Bagi orang Jepang, minum teh bukan sekadar rutinitas menyegarkan tenggorokan. Di balik secangkir teh hijau yang hangat, tersimpan filosofi mendalam, nilai estetika, dan etika sosial yang membentuk budaya Jepang selama berabad-abad.
1. Lebih dari Teh—Ini Adalah Pengalaman Spiritual
Budaya minum teh di Jepang, khususnya dalam bentuk upacara minum teh (茶道 / sadō), adalah ritual yang penuh makna. Mulai dari cara menyeduh, menghidangkan, hingga menikmati teh—semuanya dilakukan dengan kesadaran penuh (mindfulness).
Sadō mencerminkan empat prinsip utama:
-
Wa (harmoni)
-
Kei (rasa hormat)
-
Sei (kesucian)
-
Jaku (ketenangan batin)
Ruang dan waktu seakan melambat dalam upacara ini, menciptakan momen damai dan penuh refleksi bagi tuan rumah dan tamunya.

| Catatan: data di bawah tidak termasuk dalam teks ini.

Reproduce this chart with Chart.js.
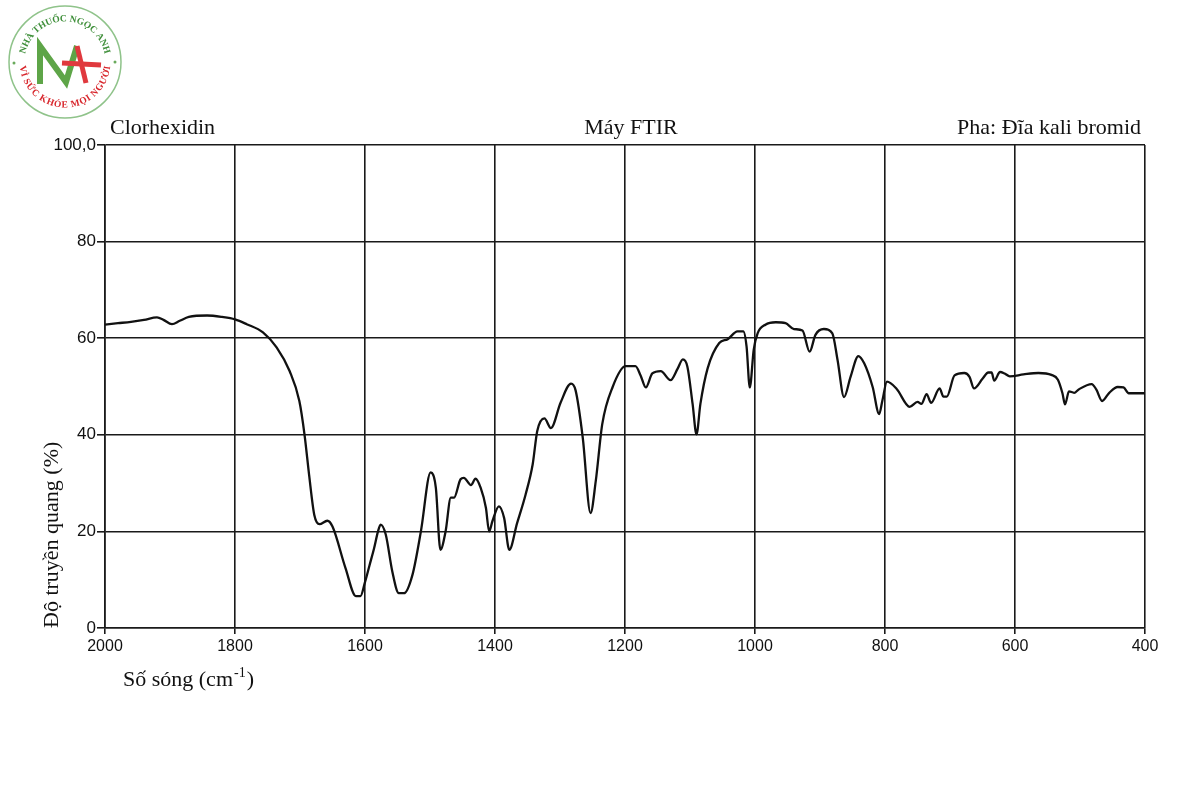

2. Simbol Keramahan dan Rasa Hormat
Di banyak rumah dan kantor di Jepang, menyajikan teh adalah bentuk kesopanan. Saat ada tamu datang, teh hangat disajikan sebagai bentuk selamat datang dan ungkapan hormat.
Menolak teh tanpa alasan jelas bisa dianggap kurang sopan, karena dalam budaya Jepang, menyediakan teh berarti menawarkan kehangatan dan niat baik.
3. Teh dan Makanan: Keseimbangan Rasa
Orang Jepang tidak hanya meminum teh sebagai minuman harian, tapi juga menghargai keselarasan rasa antara teh dan makanan. Teh hijau seperti sencha atau matcha sering disajikan bersama wagashi (kue manis Jepang) untuk menciptakan kontras pahit-manis yang harmonis.
Ini bukan soal rasa semata, tapi tentang menghargai momen kebersamaan dengan rasa yang seimbang.
4. Teh sebagai Waktu untuk Istirahat
Di kantor-kantor Jepang, waktu minum teh sering menjadi momen rehat sejenak dari rutinitas kerja. Ini disebut “oyatsu no jikan” (waktu camilan) di sore hari. Dengan teh dan kue ringan, para pekerja bisa mengisi ulang energi mental dan sosial mereka.
5. Bukan Sekadar Minum, Tapi Seni Hidup
Banyak orang Jepang mempelajari sadō seumur hidup, bahkan menjadikannya bentuk latihan spiritual. Dalam setiap gerakan—menuang air, mengaduk matcha, mengangkat cangkir—terdapat kesadaran, kesederhanaan, dan ketulusan.
Bahkan bagi mereka yang tidak mengikuti upacara formal, cara menyajikan dan menikmati teh tetap mencerminkan etika dan estetika Jepang.
Di Jepang, secangkir teh bukan hanya tentang rasa, tapi juga tentang menghormati orang lain, menenangkan diri, dan menciptakan ruang untuk koneksi sosial.
Budaya minum teh mengajarkan bahwa kebahagiaan bisa ditemukan dalam kesederhanaan, dan bahwa ritual kecil pun bisa menjadi jembatan untuk rasa damai dan hubungan antar manusia.